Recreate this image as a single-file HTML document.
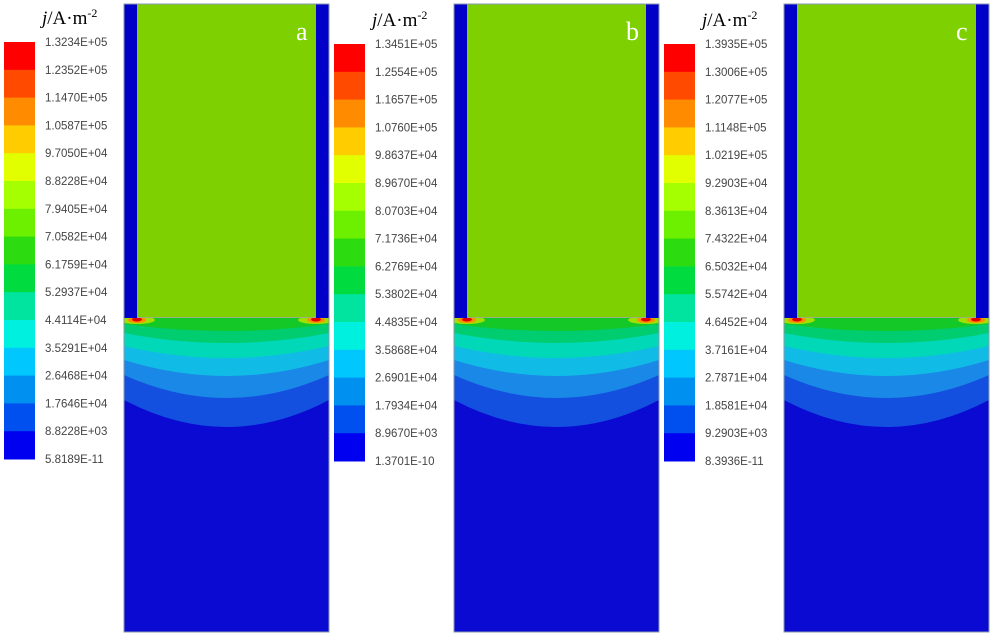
<!DOCTYPE html>
<html><head><meta charset="utf-8"><style>
html,body{margin:0;padding:0;background:#fff;width:993px;height:635px;overflow:hidden}
svg{display:block}
</style></head><body>
<svg id="fig" width="993" height="635" xmlns="http://www.w3.org/2000/svg"></svg>
<script>
// colour levels (top to bottom of colour bar)
const levelColors = ["#ff0000","#ff4a00","#ff8c00","#ffcc00","#e2ff00","#a6ff00","#6cf000","#2cdc10","#00dc40","#00e4a0","#00f0e0","#00c8ff","#0090f0","#0050f0","#0000f0"];
const labelsA = ["1.3234E+05","1.2352E+05","1.1470E+05","1.0587E+05","9.7050E+04","8.8228E+04","7.9405E+04","7.0582E+04","6.1759E+04","5.2937E+04","4.4114E+04","3.5291E+04","2.6468E+04","1.7646E+04","8.8228E+03","5.8189E-11"];
const labelsB = ["1.3451E+05","1.2554E+05","1.1657E+05","1.0760E+05","9.8637E+04","8.9670E+04","8.0703E+04","7.1736E+04","6.2769E+04","5.3802E+04","4.4835E+04","3.5868E+04","2.6901E+04","1.7934E+04","8.9670E+03","1.3701E-10"];
const labelsC = ["1.3935E+05","1.3006E+05","1.2077E+05","1.1148E+05","1.0219E+05","9.2903E+04","8.3613E+04","7.4322E+04","6.5032E+04","5.5742E+04","4.6452E+04","3.7161E+04","2.7871E+04","1.8581E+04","9.2903E+03","8.3936E-11"];
const panelLetters = ["a","b","c"];
// contour band boundaries below electrode: [edge depth, centre depth] in px below interface
const boundaryEdge   = [82, 57, 42, 28, 15, 6];
const boundaryCenter = [109, 80, 58, 40, 25, 13];
const bandFills = ["#1450e0","#1a88e6","#10bce6","#00d8b8","#00cc70","#14c828"];

const NS="http://www.w3.org/2000/svg";
const svg=document.getElementById('fig');
function el(tag,attrs,parent){const e=document.createElementNS(NS,tag);for(const k in attrs)e.setAttribute(k,attrs[k]);(parent||svg).appendChild(e);return e;}
const defs=el('defs',{});

const panels=[{x0:0,bt:42,labels:labelsA,name:'a'},{x0:330,bt:44,labels:labelsB,name:'b'},{x0:660,bt:44,labels:labelsC,name:'c'}];
panels.forEach((p,pi)=>{
  const g=el('g',{});
  
  
  const bh=27.8;
  levelColors.forEach((c,i)=>{
    const r=el('rect',{x:p.x0+4,y:p.bt+i*bh,width:31,height:bh+0.5,fill:c},g);
    
    
  });
  p.labels.forEach((t,i)=>{
    const tx=el('text',{x:p.x0+45,y:p.bt+i*bh+4,'font-family':'Liberation Sans, sans-serif','font-size':'11.5',fill:'#444'},g);
    tx.textContent=t;
    
    
  });
  const title=el('text',{x:p.x0+42,y:p.bt-18,'font-family':'Liberation Serif, serif','font-size':'19',fill:'#000'},g);
  title.innerHTML='<tspan font-style="italic">j</tspan>/A·m<tspan dy="-7" font-size="12">-2</tspan>';
  
  
  const dx=p.x0+124, dw=205, top=4, bot=632, iface=318;
  const cp=el('clipPath',{id:'clip'+pi},defs);
  el('rect',{x:dx,y:top,width:dw,height:bot-top},cp);
  const d=el('g',{'clip-path':'url(#clip'+pi+')'},g);
  
  
  el('rect',{x:dx,y:top,width:dw,height:bot-top,fill:'#0a0ad2'},d);
  for(let i=0;i<boundaryEdge.length;i++){
    const ye=iface+boundaryEdge[i], yc=iface+boundaryCenter[i];
    const cy=2*yc-ye;
    const path=el('path',{d:`M${dx} ${iface} L${dx+dw} ${iface} L${dx+dw} ${ye} Q${dx+dw/2} ${cy} ${dx} ${ye} Z`,fill:bandFills[i]},d);
    
    
  }
  [dx+13,dx+dw-13].forEach(hx=>{
    el('ellipse',{cx:hx,cy:iface+2,rx:18,ry:4,fill:'#9ee000'},d);
    el('ellipse',{cx:hx,cy:iface+2,rx:9,ry:3,fill:'#ff8c00'},d);
    const h=el('ellipse',{cx:hx,cy:iface+1.5,rx:5,ry:2,fill:'#e00000'},d);
    
    
  });
  el('rect',{x:dx,y:top,width:13,height:iface-top,fill:'#0000c8'},d);
  el('rect',{x:dx+dw-13,y:top,width:13,height:iface-top,fill:'#0000c8'},d);
  const elec=el('rect',{x:dx+13,y:top,width:dw-26,height:iface-top,fill:'#7ed000'},d);
  
  
  el('line',{x1:dx+13,y1:iface-0.5,x2:dx+dw-13,y2:iface-0.5,stroke:'#9ab080','stroke-width':1},d);
  el('rect',{x:dx,y:top,width:dw,height:bot-top,fill:'none',stroke:'#8a9ab0','stroke-width':1},g);
  const lt=el('text',{x:dx+dw-33,y:40,'font-family':'Liberation Serif, serif','font-size':'26',fill:'#fff'},g);
  lt.textContent=panelLetters[pi];
  
  
});
</script>
</body></html>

> DIRECTIVE
Your task is to collect every line above that contains the word "document".

> SOLVED EXERCISE
Recreate this image as a single-file HTML document.
const svg=document.getElementById('fig');
function el(tag,attrs,parent){const e=document.createElementNS(NS,tag);for(const k in attrs)e.setAttribute(k,attrs[k]);(parent||svg).appendChild(e);return e;}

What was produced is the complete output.